Thematically, the point lies in that Wittgenstein quote: the leos (as they're called) are intelligent beings capable of speech, but, also being lions, their motivations and concerns are fundamentally alien to humans. We think we can understand them, but our understanding is incomplete and error-prone. This doesn't just play out in regard to the leos: it's also rehearsed with birds of prey—one of the characters is, among other things, a falconer—and there's also an enigmatic character who's a fox-human hybrid (the result of a much less successful experiment than that which produced the leos). Perhaps most extraordinarily, there's one section from the point of view of a stray dog that befriends (not really the right word, but we go with what we have) a fugitive leo (and because I know this is always a concern, let me note, by way of minor spoiler, that THE DOG DOES NOT DIE).
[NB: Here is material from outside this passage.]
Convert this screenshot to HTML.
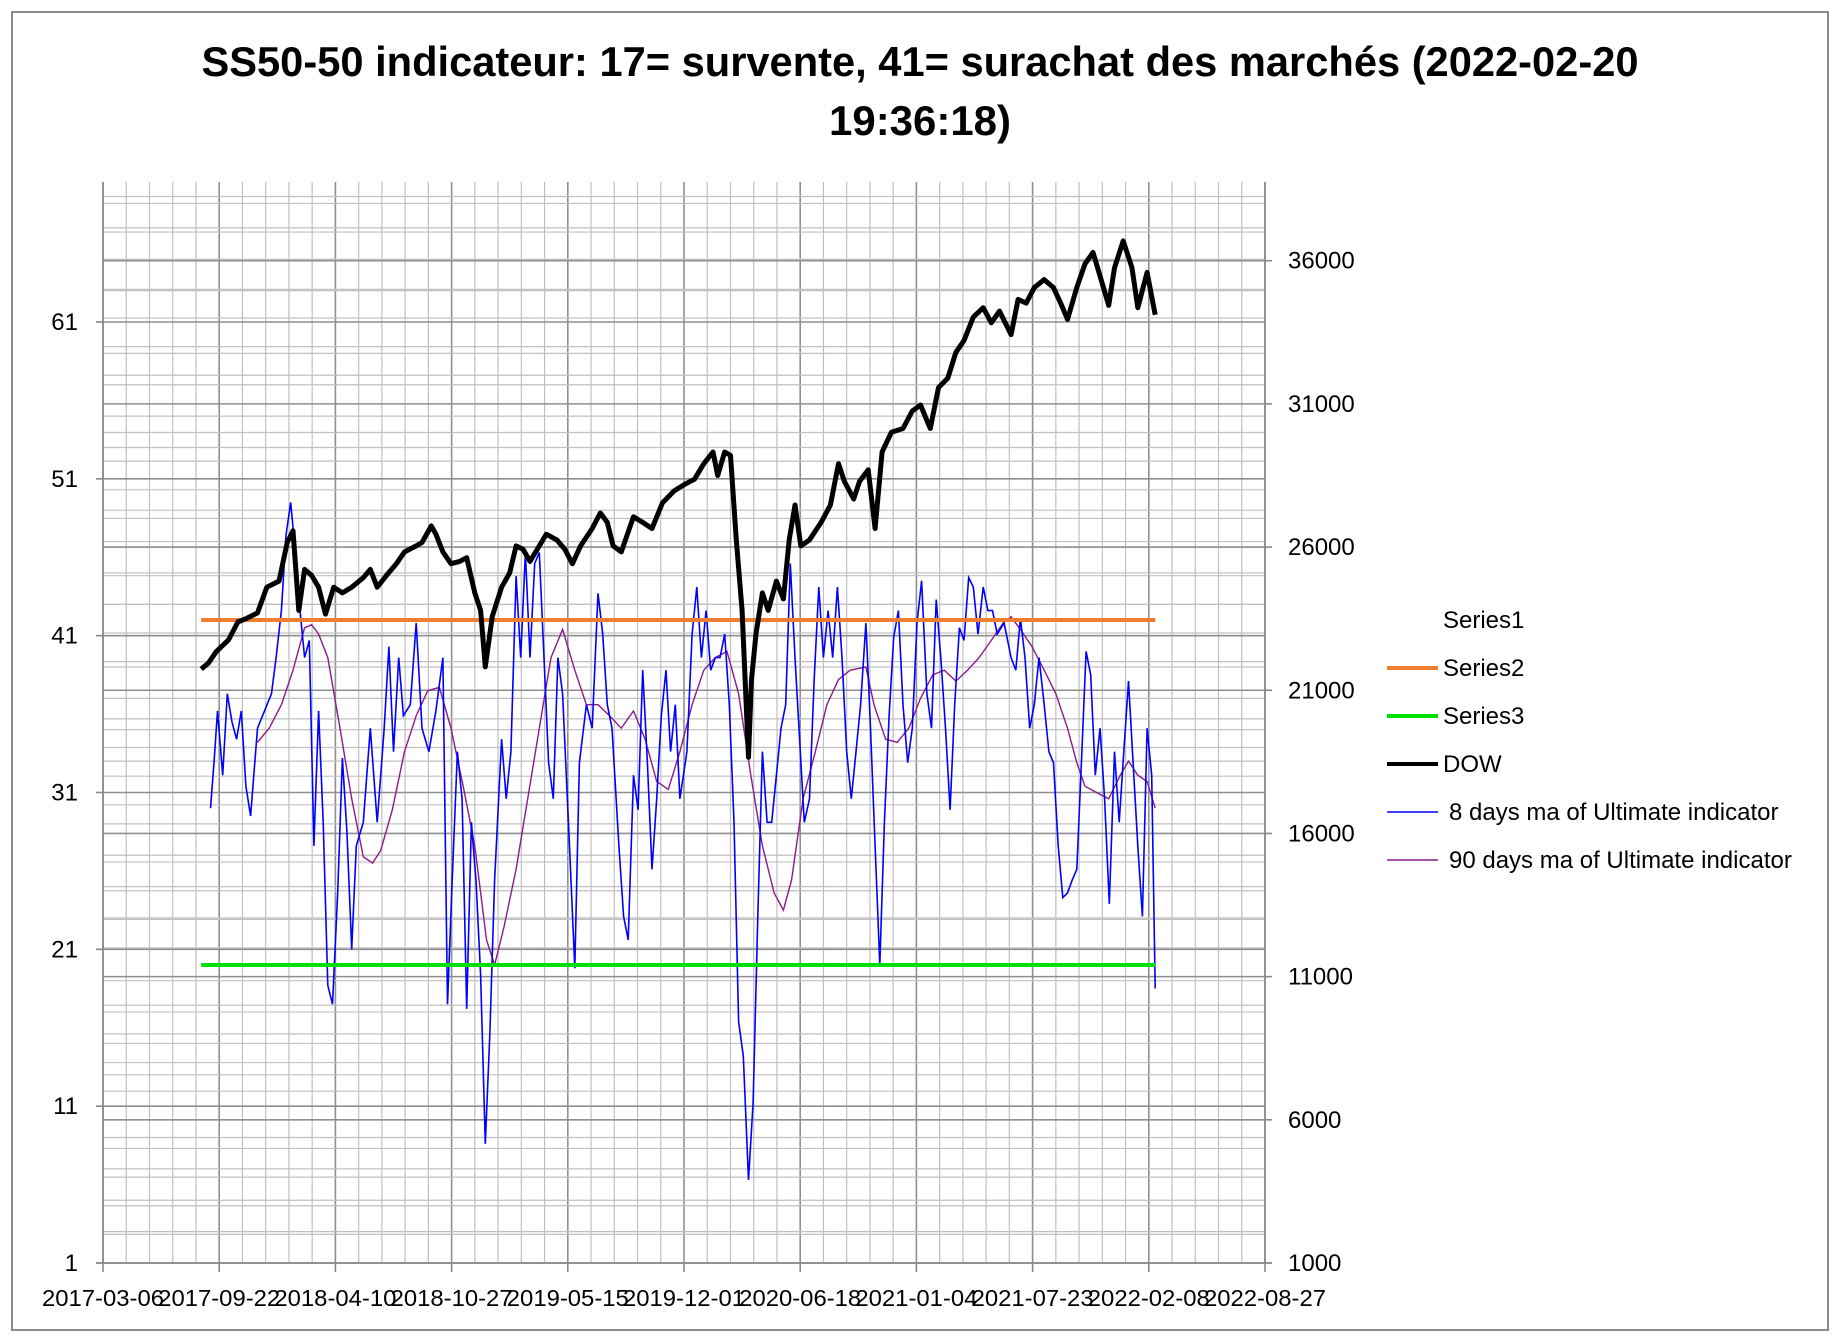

There are a number of surprising point-of-view shifts here, that prefigure Crowley's later work. And, yes, there's also some light Christian allegory, or at least hints in that direction, but nothing overbearing—Crowley's certainly no CS Lewis. It's all deeply thought-provoking and beautifully written, alternating between realistic and impressionistic as necessary.

I really cannot overstate how much I liked this book. It's shorter and less devilishly complex than Little, Big and the Ægypt novels, but it absolutely deserves to be categorized as major Crowley. Fail to read it at your peril.